- What the task asks
Copy exactly the lines of the material below that run from the one containing "Emit a web page" through the one containing "['#ff0000', '#a56e37', '#7e9e36', '#6c4a88', '#2f8fad'];". Copy no other lines.

** start Exercise material **

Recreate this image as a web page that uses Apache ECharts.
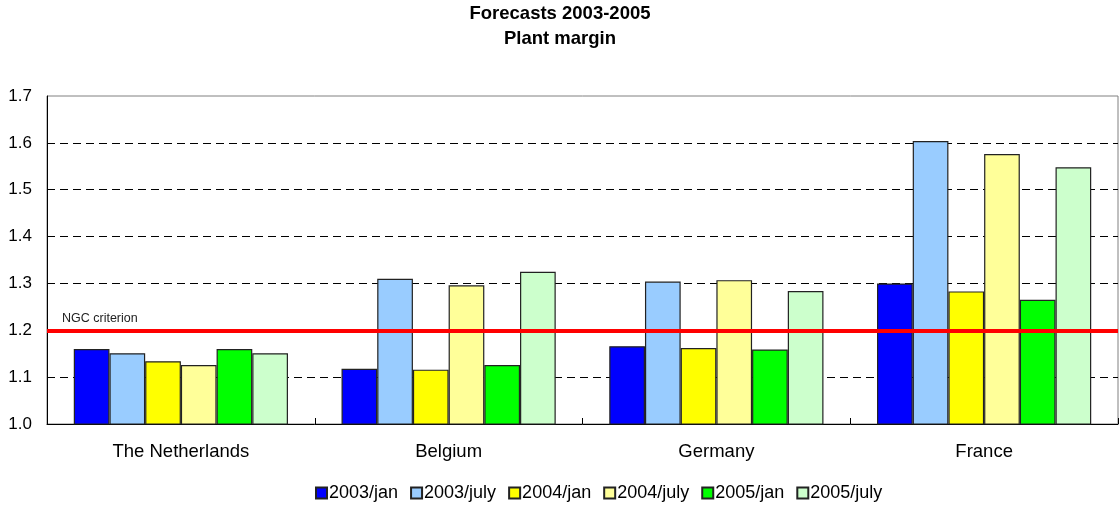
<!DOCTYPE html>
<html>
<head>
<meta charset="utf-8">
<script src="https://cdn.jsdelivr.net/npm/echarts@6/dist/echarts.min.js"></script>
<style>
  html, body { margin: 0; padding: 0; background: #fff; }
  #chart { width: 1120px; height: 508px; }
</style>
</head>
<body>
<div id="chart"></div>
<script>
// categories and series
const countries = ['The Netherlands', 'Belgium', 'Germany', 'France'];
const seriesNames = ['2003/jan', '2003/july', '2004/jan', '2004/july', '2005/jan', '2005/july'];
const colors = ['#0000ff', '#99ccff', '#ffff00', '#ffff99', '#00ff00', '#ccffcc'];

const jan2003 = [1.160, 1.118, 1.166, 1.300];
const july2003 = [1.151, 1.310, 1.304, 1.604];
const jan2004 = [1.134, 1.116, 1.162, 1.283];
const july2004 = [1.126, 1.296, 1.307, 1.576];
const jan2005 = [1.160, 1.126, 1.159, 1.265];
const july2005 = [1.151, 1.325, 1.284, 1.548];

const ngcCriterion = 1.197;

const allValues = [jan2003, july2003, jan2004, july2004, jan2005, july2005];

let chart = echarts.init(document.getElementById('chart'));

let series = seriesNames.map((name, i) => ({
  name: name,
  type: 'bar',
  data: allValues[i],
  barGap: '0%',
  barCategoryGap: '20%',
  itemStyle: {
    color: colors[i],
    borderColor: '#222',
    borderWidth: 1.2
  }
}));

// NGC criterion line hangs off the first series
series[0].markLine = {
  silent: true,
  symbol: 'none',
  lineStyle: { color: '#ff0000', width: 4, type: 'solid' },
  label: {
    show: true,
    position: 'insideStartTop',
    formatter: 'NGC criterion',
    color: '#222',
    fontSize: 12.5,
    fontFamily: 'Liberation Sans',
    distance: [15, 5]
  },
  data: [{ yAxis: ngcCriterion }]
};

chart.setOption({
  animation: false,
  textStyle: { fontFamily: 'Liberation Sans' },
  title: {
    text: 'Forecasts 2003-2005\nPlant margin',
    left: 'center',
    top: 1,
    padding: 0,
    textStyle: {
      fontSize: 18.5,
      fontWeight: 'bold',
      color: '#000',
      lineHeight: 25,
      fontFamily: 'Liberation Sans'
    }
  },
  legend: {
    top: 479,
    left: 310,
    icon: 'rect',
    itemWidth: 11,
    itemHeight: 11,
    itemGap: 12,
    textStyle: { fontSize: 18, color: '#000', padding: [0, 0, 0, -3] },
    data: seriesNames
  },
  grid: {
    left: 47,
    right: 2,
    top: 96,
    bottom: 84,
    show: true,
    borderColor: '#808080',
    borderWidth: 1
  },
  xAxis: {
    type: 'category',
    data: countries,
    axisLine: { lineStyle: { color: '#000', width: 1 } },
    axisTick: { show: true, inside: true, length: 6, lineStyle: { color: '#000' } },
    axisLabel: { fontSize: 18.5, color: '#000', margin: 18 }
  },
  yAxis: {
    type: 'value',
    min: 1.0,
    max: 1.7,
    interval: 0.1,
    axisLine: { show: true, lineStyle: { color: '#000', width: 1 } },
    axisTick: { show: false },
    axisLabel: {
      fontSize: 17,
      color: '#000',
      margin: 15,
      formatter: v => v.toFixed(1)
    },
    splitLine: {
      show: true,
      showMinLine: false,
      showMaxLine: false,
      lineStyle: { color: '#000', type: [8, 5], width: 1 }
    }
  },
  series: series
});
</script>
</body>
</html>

** end Exercise material **
** start Exercise material **

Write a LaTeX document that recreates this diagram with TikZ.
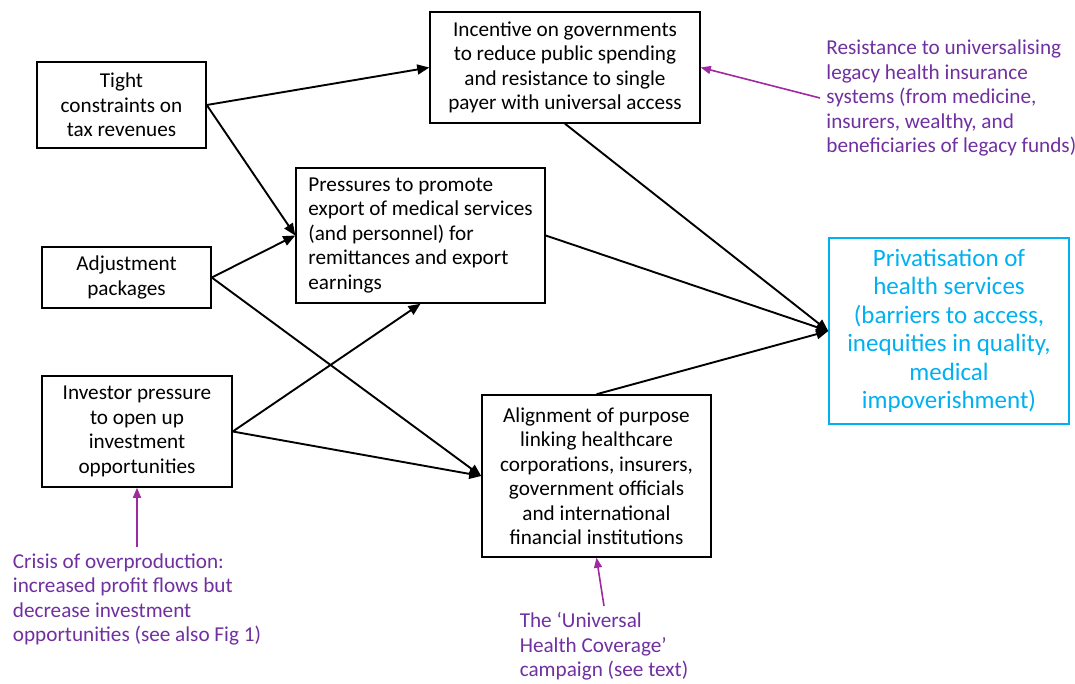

** end Exercise material **
** start Exercise material **

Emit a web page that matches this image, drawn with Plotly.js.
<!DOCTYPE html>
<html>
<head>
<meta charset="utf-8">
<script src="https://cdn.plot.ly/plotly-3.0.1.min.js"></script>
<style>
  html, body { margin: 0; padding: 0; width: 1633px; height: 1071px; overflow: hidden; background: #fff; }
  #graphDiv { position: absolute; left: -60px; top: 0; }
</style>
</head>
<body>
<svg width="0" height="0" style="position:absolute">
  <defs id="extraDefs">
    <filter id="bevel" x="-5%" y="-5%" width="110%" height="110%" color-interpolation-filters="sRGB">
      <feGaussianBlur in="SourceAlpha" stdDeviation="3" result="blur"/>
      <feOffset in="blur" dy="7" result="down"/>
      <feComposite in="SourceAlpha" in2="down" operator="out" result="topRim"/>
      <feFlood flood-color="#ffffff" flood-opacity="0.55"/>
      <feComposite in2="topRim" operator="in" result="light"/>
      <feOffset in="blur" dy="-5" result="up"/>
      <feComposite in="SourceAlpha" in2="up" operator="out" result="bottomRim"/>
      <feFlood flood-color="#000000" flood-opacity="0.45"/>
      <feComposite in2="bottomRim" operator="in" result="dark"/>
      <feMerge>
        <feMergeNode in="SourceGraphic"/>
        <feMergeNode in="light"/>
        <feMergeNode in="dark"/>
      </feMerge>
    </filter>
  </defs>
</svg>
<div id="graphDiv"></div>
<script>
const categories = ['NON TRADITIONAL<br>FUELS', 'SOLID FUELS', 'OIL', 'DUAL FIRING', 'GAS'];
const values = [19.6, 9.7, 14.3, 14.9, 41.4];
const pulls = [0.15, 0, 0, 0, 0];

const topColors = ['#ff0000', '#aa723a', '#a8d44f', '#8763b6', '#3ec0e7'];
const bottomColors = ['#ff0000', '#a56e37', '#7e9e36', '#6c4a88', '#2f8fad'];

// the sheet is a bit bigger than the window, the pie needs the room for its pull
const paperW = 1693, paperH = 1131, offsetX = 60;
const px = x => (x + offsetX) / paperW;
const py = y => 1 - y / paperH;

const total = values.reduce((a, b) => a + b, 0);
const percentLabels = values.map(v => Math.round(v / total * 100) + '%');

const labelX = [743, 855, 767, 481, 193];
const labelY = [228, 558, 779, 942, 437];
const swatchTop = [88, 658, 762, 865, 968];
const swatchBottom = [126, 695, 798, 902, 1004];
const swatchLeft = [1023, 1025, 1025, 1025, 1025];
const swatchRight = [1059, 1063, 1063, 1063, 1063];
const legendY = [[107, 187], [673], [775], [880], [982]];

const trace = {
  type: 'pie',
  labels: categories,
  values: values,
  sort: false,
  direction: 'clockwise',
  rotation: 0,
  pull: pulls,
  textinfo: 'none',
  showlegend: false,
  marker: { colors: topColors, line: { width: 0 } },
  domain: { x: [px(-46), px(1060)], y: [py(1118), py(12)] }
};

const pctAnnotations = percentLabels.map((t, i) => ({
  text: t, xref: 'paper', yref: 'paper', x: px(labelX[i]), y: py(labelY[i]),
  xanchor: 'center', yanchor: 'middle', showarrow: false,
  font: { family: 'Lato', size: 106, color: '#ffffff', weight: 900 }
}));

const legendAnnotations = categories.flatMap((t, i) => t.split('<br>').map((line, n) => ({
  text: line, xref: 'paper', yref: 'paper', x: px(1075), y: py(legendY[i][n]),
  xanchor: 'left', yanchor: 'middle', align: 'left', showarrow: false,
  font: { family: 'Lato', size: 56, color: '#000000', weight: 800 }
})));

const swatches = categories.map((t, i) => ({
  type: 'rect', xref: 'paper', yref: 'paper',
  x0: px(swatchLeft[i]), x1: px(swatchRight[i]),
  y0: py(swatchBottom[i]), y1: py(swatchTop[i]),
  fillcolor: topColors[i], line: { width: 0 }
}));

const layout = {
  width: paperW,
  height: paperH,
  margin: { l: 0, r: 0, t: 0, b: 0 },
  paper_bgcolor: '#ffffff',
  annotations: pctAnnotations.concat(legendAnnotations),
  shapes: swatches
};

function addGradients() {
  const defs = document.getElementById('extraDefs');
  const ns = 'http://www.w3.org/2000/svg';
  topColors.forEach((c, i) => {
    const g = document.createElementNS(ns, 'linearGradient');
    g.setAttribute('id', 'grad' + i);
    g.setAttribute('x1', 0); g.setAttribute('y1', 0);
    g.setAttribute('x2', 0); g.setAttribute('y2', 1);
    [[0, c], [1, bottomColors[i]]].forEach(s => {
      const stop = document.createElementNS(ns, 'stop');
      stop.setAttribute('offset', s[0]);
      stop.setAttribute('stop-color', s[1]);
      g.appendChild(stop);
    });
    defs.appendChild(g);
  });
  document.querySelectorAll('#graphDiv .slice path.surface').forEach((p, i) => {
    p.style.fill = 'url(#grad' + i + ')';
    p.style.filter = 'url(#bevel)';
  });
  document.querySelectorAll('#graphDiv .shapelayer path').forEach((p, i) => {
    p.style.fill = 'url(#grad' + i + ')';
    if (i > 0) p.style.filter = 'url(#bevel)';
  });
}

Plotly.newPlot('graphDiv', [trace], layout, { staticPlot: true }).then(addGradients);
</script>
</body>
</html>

** end Exercise material **

- Problem solution
Emit a web page that matches this image, drawn with Plotly.js.
<!DOCTYPE html>
<html>
<head>
<meta charset="utf-8">
<script src="https://cdn.plot.ly/plotly-3.0.1.min.js"></script>
<style>
  html, body { margin: 0; padding: 0; width: 1633px; height: 1071px; overflow: hidden; background: #fff; }
  #graphDiv { position: absolute; left: -60px; top: 0; }
</style>
</head>
<body>
<svg width="0" height="0" style="position:absolute">
  <defs id="extraDefs">
    <filter id="bevel" x="-5%" y="-5%" width="110%" height="110%" color-interpolation-filters="sRGB">
      <feGaussianBlur in="SourceAlpha" stdDeviation="3" result="blur"/>
      <feOffset in="blur" dy="7" result="down"/>
      <feComposite in="SourceAlpha" in2="down" operator="out" result="topRim"/>
      <feFlood flood-color="#ffffff" flood-opacity="0.55"/>
      <feComposite in2="topRim" operator="in" result="light"/>
      <feOffset in="blur" dy="-5" result="up"/>
      <feComposite in="SourceAlpha" in2="up" operator="out" result="bottomRim"/>
      <feFlood flood-color="#000000" flood-opacity="0.45"/>
      <feComposite in2="bottomRim" operator="in" result="dark"/>
      <feMerge>
        <feMergeNode in="SourceGraphic"/>
        <feMergeNode in="light"/>
        <feMergeNode in="dark"/>
      </feMerge>
    </filter>
  </defs>
</svg>
<div id="graphDiv"></div>
<script>
const categories = ['NON TRADITIONAL<br>FUELS', 'SOLID FUELS', 'OIL', 'DUAL FIRING', 'GAS'];
const values = [19.6, 9.7, 14.3, 14.9, 41.4];
const pulls = [0.15, 0, 0, 0, 0];

const topColors = ['#ff0000', '#aa723a', '#a8d44f', '#8763b6', '#3ec0e7'];
const bottomColors = ['#ff0000', '#a56e37', '#7e9e36', '#6c4a88', '#2f8fad'];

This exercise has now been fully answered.